╔══
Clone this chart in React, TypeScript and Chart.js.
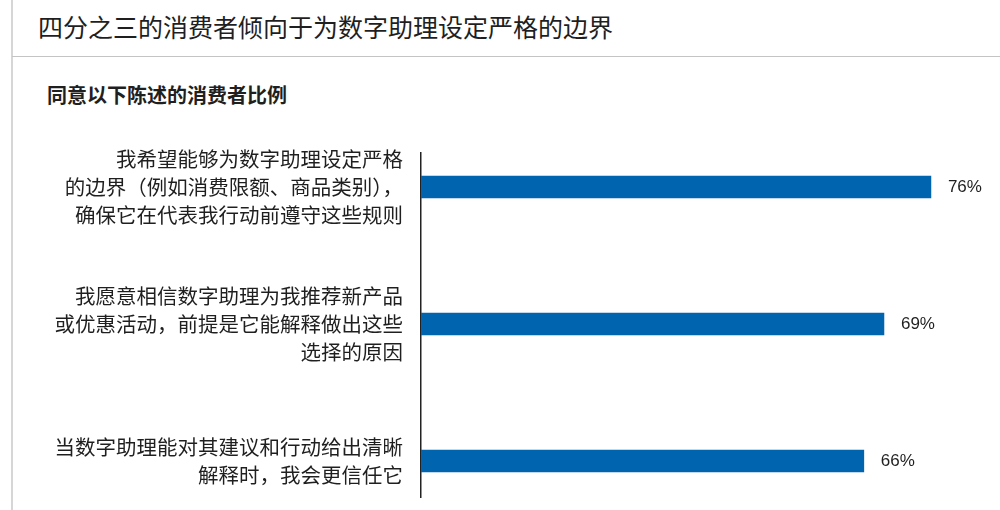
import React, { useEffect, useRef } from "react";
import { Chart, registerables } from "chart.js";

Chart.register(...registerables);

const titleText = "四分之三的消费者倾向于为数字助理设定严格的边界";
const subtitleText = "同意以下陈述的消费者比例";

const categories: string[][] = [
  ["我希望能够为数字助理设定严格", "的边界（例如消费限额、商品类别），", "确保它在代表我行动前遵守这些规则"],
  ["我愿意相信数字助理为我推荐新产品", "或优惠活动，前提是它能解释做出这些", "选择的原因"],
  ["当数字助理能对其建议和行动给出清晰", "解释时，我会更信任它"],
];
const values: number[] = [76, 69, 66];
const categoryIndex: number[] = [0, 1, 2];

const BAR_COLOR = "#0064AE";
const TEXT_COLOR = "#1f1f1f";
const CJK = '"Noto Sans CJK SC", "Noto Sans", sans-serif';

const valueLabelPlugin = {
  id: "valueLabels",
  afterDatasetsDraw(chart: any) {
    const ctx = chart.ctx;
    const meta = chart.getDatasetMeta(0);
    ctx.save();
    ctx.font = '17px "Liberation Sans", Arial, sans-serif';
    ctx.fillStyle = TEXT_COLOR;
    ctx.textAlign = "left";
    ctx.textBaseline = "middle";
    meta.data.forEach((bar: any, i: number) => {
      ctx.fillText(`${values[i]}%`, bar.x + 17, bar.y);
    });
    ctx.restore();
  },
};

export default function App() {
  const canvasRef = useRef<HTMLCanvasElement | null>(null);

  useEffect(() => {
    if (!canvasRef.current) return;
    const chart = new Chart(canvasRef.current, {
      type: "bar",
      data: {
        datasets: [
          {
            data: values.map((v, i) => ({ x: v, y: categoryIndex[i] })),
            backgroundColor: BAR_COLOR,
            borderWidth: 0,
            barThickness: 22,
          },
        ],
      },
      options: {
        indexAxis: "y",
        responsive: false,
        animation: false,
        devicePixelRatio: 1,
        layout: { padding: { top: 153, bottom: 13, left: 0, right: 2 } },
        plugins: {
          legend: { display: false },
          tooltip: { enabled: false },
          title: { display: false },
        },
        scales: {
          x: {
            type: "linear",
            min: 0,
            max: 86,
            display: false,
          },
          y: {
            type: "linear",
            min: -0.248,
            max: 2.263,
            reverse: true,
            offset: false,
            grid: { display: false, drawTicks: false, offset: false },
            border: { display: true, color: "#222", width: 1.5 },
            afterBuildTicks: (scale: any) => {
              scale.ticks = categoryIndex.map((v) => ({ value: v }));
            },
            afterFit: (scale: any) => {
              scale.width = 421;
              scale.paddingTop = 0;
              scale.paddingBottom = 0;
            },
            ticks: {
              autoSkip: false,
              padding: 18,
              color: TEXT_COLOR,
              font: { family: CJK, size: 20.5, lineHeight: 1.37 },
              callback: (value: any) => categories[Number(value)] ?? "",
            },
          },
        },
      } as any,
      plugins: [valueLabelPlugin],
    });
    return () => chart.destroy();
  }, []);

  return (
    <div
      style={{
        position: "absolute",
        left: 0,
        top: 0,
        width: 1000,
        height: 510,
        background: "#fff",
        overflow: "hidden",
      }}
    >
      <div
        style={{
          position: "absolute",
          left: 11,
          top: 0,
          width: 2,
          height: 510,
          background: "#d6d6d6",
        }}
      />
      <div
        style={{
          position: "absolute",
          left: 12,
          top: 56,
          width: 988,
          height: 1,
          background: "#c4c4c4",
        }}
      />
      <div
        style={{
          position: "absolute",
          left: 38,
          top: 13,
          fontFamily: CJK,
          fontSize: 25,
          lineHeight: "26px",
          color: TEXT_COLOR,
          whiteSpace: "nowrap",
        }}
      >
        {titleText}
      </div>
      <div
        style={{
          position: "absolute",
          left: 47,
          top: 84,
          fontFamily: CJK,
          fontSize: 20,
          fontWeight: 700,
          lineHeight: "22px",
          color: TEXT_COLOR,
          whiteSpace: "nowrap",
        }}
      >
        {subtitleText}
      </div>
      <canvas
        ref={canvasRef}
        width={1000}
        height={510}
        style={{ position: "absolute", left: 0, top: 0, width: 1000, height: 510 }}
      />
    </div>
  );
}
╚══
— AIM —
Write out, word for word, the lines from the start of the data through the one holding "const categoryIndex: number[] = [0, 1, 2];". Omit pictures.

— ANSWER TO THE TASK —
Clone this chart in React, TypeScript and Chart.js.
import React, { useEffect, useRef } from "react";
import { Chart, registerables } from "chart.js";

Chart.register(...registerables);

const titleText = "四分之三的消费者倾向于为数字助理设定严格的边界";
const subtitleText = "同意以下陈述的消费者比例";

const categories: string[][] = [
  ["我希望能够为数字助理设定严格", "的边界（例如消费限额、商品类别），", "确保它在代表我行动前遵守这些规则"],
  ["我愿意相信数字助理为我推荐新产品", "或优惠活动，前提是它能解释做出这些", "选择的原因"],
  ["当数字助理能对其建议和行动给出清晰", "解释时，我会更信任它"],
];
const values: number[] = [76, 69, 66];
const categoryIndex: number[] = [0, 1, 2];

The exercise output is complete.